# South Bend 13 Cross Slide



## jrh (May 26, 2015)

What is the acceptable tolerance for wear on the cross slide lead screw?  there is a noticeable amount of wear on the center of the part but not as bad as some of the photos I have seen.  I noticed about 3/4 turn backlash before I took it apart and there is quite a bit of play on the nut.  I see some selling "rebuilt" lead screws- any feedback on those?  thanks Jay


----------



## Mark_f (May 26, 2015)

Maybe a new nut and remove any end play will fix the problem or most of it.
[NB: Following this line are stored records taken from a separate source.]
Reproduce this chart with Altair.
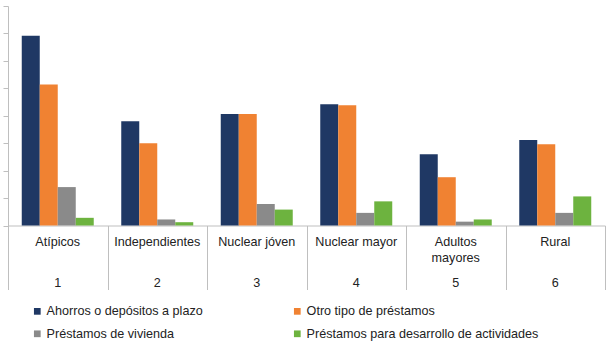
import altair as alt
import pandas as pd

grupos = ["Atípicos", "Independientes", "Nuclear jóven", "Nuclear mayor", "Adultos mayores", "Rural"]
etiquetas = ["Atípicos", "Independientes", "Nuclear jóven", "Nuclear mayor", "Adultos\nmayores", "Rural"]
numeros = ["1", "2", "3", "4", "5", "6"]
series = ["Ahorros o depósitos a plazo", "Otro tipo de préstamos",
          "Préstamos de vivienda", "Préstamos para desarrollo de actividades"]
ahorros = [34.6, 19.0, 20.3, 22.1, 13.0, 15.6]
otro = [25.7, 15.0, 20.3, 21.9, 8.8, 14.8]
vivienda = [7.0, 1.1, 3.9, 2.3, 0.7, 2.3]
desarrollo = [1.4, 0.6, 2.9, 4.4, 1.1, 5.3]
colores = ["#1f3864", "#f08232", "#8a8a8a", "#6db33f"]

rows = []
for s, vals in zip(series, [ahorros, otro, vivienda, desarrollo]):
    for g, v in zip(grupos, vals):
        rows.append({"grupo": g, "serie": s, "valor": v})
df = pd.DataFrame(rows)
lab = pd.DataFrame({"grupo": grupos, "etiqueta": etiquetas, "numero": numeros})

FONT = "Liberation Sans"
FS = 12.6
TXT = "#222222"

xscale = alt.Scale(domain=grupos, paddingInner=0, paddingOuter=0)

bars = alt.Chart(df).mark_bar().encode(
    x=alt.X("grupo:N", scale=xscale, sort=grupos, title=None,
            axis=alt.Axis(labels=False, tickBand="extent", tickSize=64,
                          tickColor="#bfbfbf", domainColor="#bfbfbf", grid=False)),
    xOffset=alt.XOffset("serie:N", sort=series,
                        scale=alt.Scale(paddingInner=0, paddingOuter=0.764)),
    y=alt.Y("valor:Q", scale=alt.Scale(domain=[0, 40], nice=False), title=None,
            axis=alt.Axis(labels=False, values=[0, 5, 10, 15, 20, 25, 30, 35, 40],
                          tickSize=5, tickColor="#bfbfbf", domainColor="#bfbfbf", grid=False)),
    color=alt.Color("serie:N", sort=series, scale=alt.Scale(domain=series, range=colores),
                    legend=alt.Legend(title=None, orient="none", legendX=23, legendY=299,
                                      direction="horizontal", columns=2, columnPadding=88,
                                      rowPadding=9.5,
                                      symbolType="square", symbolSize=45, symbolStrokeWidth=0,
                                      labelFont=FONT, labelFontSize=FS,
                                      labelColor=TXT, labelOffset=3, labelLimit=400)),
)

names = alt.Chart(lab).mark_text(baseline="top", fontSize=FS, font=FONT,
                                 color=TXT, lineBreak="\n", lineHeight=16).encode(
    x=alt.X("grupo:N", scale=xscale, sort=grupos),
    y=alt.value(230),
    text="etiqueta:N",
)
nums = alt.Chart(lab).mark_text(baseline="middle", fontSize=FS, font=FONT,
                                color=TXT).encode(
    x=alt.X("grupo:N", scale=xscale, sort=grupos),
    y=alt.value(276.5),
    text="numero:N",
)

chart = alt.layer(bars, names, nums).properties(
    width=597, height=219.5,
    autosize=alt.AutoSizeParams(type="none"),
    padding={"left": 8, "top": 6, "right": 3, "bottom": 120},
).configure_view(stroke=None).configure_axis(domainWidth=1, tickWidth=1)

chart.save("out.html", embed_options={"renderer": "svg", "actions": False})
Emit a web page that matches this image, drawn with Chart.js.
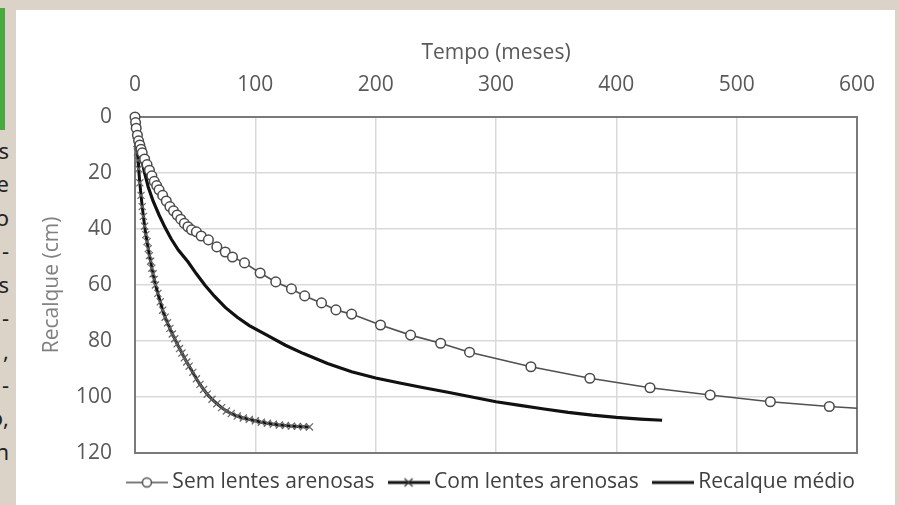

On second thought, from the photo, you do need a new screw. I have known a couple people that have gotten rebuilt screws on eBay and had no problem with it .


----------



## Kernbigo (May 26, 2015)

buy your from Steve Wells, good product wswells@earthlink.net


----------



## Smithdoor (May 26, 2015)

This is typical for lathes after few years of uses. Ever shop I ever work all of the lathe had this play
Even if can adjust the nut the wear is in the center of screw if center was then bind at the ends
Most machine's just turn the screw back then forward
Note ever ball screw will have this too.

Most time you can reduce this by replacing the nut and adjusting the dial/Collar 

Dave


----------



## jrh (May 27, 2015)

Thanks for the input Gents


----------



## Kernbigo (May 27, 2015)

here is something i did to get buy tell i got a new nut


----------



## rafe (May 28, 2015)

this posted twice please remove this one


----------



## rafe (May 28, 2015)

I replaced both on my 14 1/2 SB The screw looked like yours ...I got a piece of left threaded acme rod and mated it mine ...It was a fairly cheap repair and has held up perfectly
It's on this site somewhere!
http://hobby-machinist.com/threads/bronze-cross-feed-nut-aint-eating.16754/


----------